Material
[Start]
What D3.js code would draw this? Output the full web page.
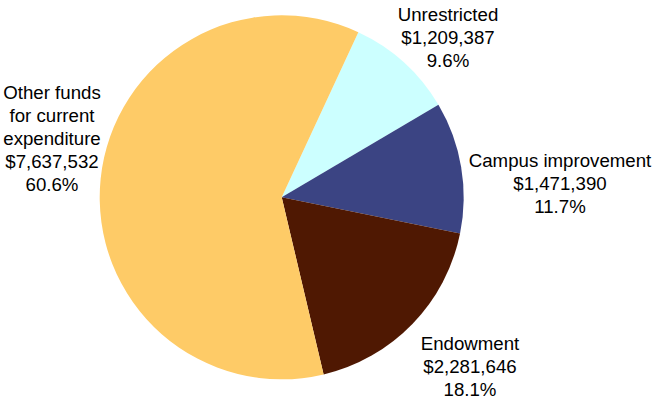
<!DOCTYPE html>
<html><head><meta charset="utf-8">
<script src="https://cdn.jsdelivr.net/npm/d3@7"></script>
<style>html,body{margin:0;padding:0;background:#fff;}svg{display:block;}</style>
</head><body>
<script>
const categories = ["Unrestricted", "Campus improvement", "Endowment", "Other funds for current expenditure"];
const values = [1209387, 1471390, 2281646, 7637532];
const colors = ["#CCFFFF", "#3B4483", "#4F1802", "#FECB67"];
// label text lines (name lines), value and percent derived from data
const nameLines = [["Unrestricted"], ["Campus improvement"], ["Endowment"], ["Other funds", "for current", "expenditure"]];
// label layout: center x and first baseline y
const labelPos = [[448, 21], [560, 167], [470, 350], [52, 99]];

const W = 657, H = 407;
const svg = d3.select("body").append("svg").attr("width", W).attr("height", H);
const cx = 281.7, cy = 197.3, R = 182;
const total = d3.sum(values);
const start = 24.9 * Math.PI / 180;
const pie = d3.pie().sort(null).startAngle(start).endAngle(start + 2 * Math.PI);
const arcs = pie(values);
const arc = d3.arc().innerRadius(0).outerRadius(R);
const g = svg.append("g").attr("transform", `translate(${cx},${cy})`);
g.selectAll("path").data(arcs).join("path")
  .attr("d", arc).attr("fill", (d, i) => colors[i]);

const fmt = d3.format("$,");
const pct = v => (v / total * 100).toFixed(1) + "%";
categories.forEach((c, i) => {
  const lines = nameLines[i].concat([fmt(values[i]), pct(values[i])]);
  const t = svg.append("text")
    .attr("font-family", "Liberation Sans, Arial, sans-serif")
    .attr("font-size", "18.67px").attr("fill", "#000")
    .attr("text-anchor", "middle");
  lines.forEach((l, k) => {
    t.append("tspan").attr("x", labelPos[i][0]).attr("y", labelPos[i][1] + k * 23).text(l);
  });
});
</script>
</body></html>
[End]
Problem requirements
Copy the material above exactly and drop the pictures.

Written answer
What D3.js code would draw this? Output the full web page.
<!DOCTYPE html>
<html><head><meta charset="utf-8">
<script src="https://cdn.jsdelivr.net/npm/d3@7"></script>
<style>html,body{margin:0;padding:0;background:#fff;}svg{display:block;}</style>
</head><body>
<script>
const categories = ["Unrestricted", "Campus improvement", "Endowment", "Other funds for current expenditure"];
const values = [1209387, 1471390, 2281646, 7637532];
const colors = ["#CCFFFF", "#3B4483", "#4F1802", "#FECB67"];
// label text lines (name lines), value and percent derived from data
const nameLines = [["Unrestricted"], ["Campus improvement"], ["Endowment"], ["Other funds", "for current", "expenditure"]];
// label layout: center x and first baseline y
const labelPos = [[448, 21], [560, 167], [470, 350], [52, 99]];

const W = 657, H = 407;
const svg = d3.select("body").append("svg").attr("width", W).attr("height", H);
const cx = 281.7, cy = 197.3, R = 182;
const total = d3.sum(values);
const start = 24.9 * Math.PI / 180;
const pie = d3.pie().sort(null).startAngle(start).endAngle(start + 2 * Math.PI);
const arcs = pie(values);
const arc = d3.arc().innerRadius(0).outerRadius(R);
const g = svg.append("g").attr("transform", `translate(${cx},${cy})`);
g.selectAll("path").data(arcs).join("path")
  .attr("d", arc).attr("fill", (d, i) => colors[i]);

const fmt = d3.format("$,");
const pct = v => (v / total * 100).toFixed(1) + "%";
categories.forEach((c, i) => {
  const lines = nameLines[i].concat([fmt(values[i]), pct(values[i])]);
  const t = svg.append("text")
    .attr("font-family", "Liberation Sans, Arial, sans-serif")
    .attr("font-size", "18.67px").attr("fill", "#000")
    .attr("text-anchor", "middle");
  lines.forEach((l, k) => {
    t.append("tspan").attr("x", labelPos[i][0]).attr("y", labelPos[i][1] + k * 23).text(l);
  });
});
</script>
</body></html>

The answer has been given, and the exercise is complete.